Na decisão, o juiz Fábio Aguiar Munhoz Soares minimizou o fato, usando a deslavada justificativa de que a fala foi “tirada de seu contexto” e não passou de uma “piada”. “Era necessário que ficasse devidamente comprovada nos autos não somente sua fala, mas também a consciência e a vontade de discriminar, pois não fosse assim e bastaria que se recortassem falas de seus contextos para que possível fosse a condenação de quem quer que fosse (…); foi extraída de um contexto de brincadeira, de pilhéria, mas nunca de um contexto de segregação, de discriminação ou coisa que o valha”, sentenciou o juiz.

A cassação de Cristófaro, agora, bem como a de Arthur Do Val, o abominável “Mamãe Falei”, em maio (depois do vazamento em que afirmava que as ucranianas “são fáceis porque são pobres”), pode levar à conclusão precipitada e equivocada de que poderemos combater e barrar machistas, racistas, LGBTIfóbicos, xenófobos e opressores de todos os tipos através da ação parlamentar.

É verdade, sim, como dizia Malcolm X, que, contra o racismo, podemos e devemos usar “todos os meios necessários”. Mas, também não podemos esquecer outra lição do líder negro norte-americano: “não há capitalismo sem racismo”. Portanto, alimentar ilusões de que é possível combater os racismos por dentro do sistema e através de suas instâncias parlamentares é mais do que um equívoco.
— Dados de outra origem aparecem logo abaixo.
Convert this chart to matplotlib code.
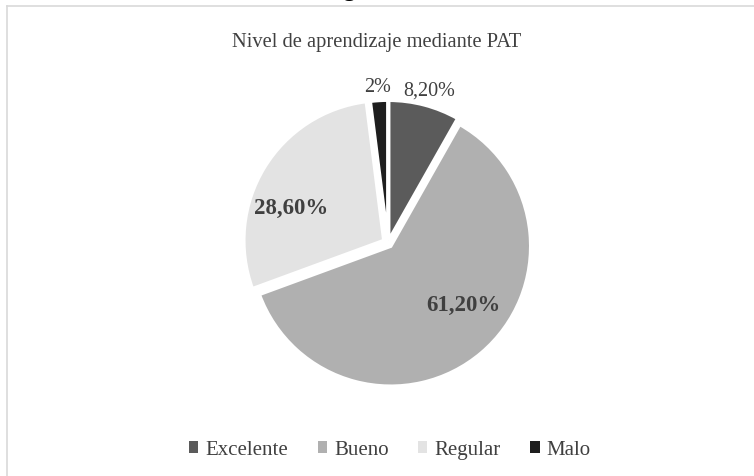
import matplotlib.pyplot as plt
from matplotlib.lines import Line2D
import numpy as np

plt.rcParams['font.family'] = ['Liberation Serif', 'DejaVu Serif']

categories = ['Excelente', 'Bueno', 'Regular', 'Malo']
values = [8.2, 61.2, 28.6, 2.0]
labels = ['8,20%', '61,20%', '28,60%', '2%']
colors = ['#5b5b5b', '#b0b0b0', '#e3e3e3', '#1e1e1e']

W, H = 754, 477
fig = plt.figure(figsize=(W / 100, H / 100), dpi=100)

# pie placed by pixel: centre and radius
cx, cy, r = 388, 244, 140
ax = fig.add_axes([0, 0, 1, 1])

wedges, _ = ax.pie(values, colors=colors, startangle=90, counterclock=False,
                   explode=[0.02, 0.03, 0.035, 0.02],
                   wedgeprops=dict(edgecolor='white', linewidth=2.5))
# pie() resets the limits, so set them afterwards
ax.set_xlim(-cx / r, (W - cx) / r)
ax.set_ylim(-(H - cy) / r, cy / r)
ax.axis('off')

# label placement: distance from centre (in radii), angle nudge, bold
label_dist = [1.13, 0.69, 0.74, 1.12]
label_nudge = [-0.5, 10.5, 11.0, 0.3]
label_bold = [False, True, True, False]
for w, lab, d, dn, b in zip(wedges, labels, label_dist, label_nudge, label_bold):
    th = np.deg2rad((w.theta1 + w.theta2) / 2 + dn)
    ax.text(d * np.cos(th), d * np.sin(th), lab, ha='center', va='center',
            fontsize=16.5 if b else 14.5, fontweight='bold' if b else 'normal',
            color='#404040')

# title + cut-off caption above the frame
fig.text(377 / W, 1 - 42 / H, 'Nivel de aprendizaje mediante PAT',
         ha='center', va='center', fontsize=14.8, color='#404040')
fig.text(373 / W, 1 + 4 / H, 'Figura 10.', ha='center', va='baseline',
         fontsize=16, fontweight='bold', color='black')

# frame of the chart area
fig.add_artist(Line2D([7 / W, 7 / W], [0, 1 - 7 / H], color='#d9d9d9', lw=1.2))
fig.add_artist(Line2D([7 / W, 1], [1 - 7 / H, 1 - 7 / H], color='#d9d9d9', lw=1.2))

handles = [plt.Rectangle((0, 0), 1, 1, facecolor=c) for c in colors]
fig.legend(handles, categories, loc='center', bbox_to_anchor=(390 / W, 1 - 451 / H),
           ncol=4, frameon=False, fontsize=15, handlelength=0.45, handleheight=0.45,
           handletextpad=0.35, columnspacing=1.4, labelcolor='#404040')

fig.savefig('out.png', dpi=100)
É um perigoso erro.

Afinal, enquanto um racista arrogante foi afastado de seu cargo e tornou-se inelegível pelos próximos oito anos, continuamos contando corpos de negros e negras chacinados país afora; seguimos sendo a maioria na fila do desemprego, dos que recebem os piores salários e dentre os jogados para a precarização, a terceirização e o subemprego e prosseguimos, aqui e mundo afora, dentre os mais barbaramente afetados pela crise econômica, ambiental e social para qual o capitalismo tem arrastado o mundo.

E, enquanto não colocarmos um ponto final nesta história, tomando os rumos da humanidade em nossas mãos, numa sociedade socialista, não haverá, de fato, paz, muito menos justiça.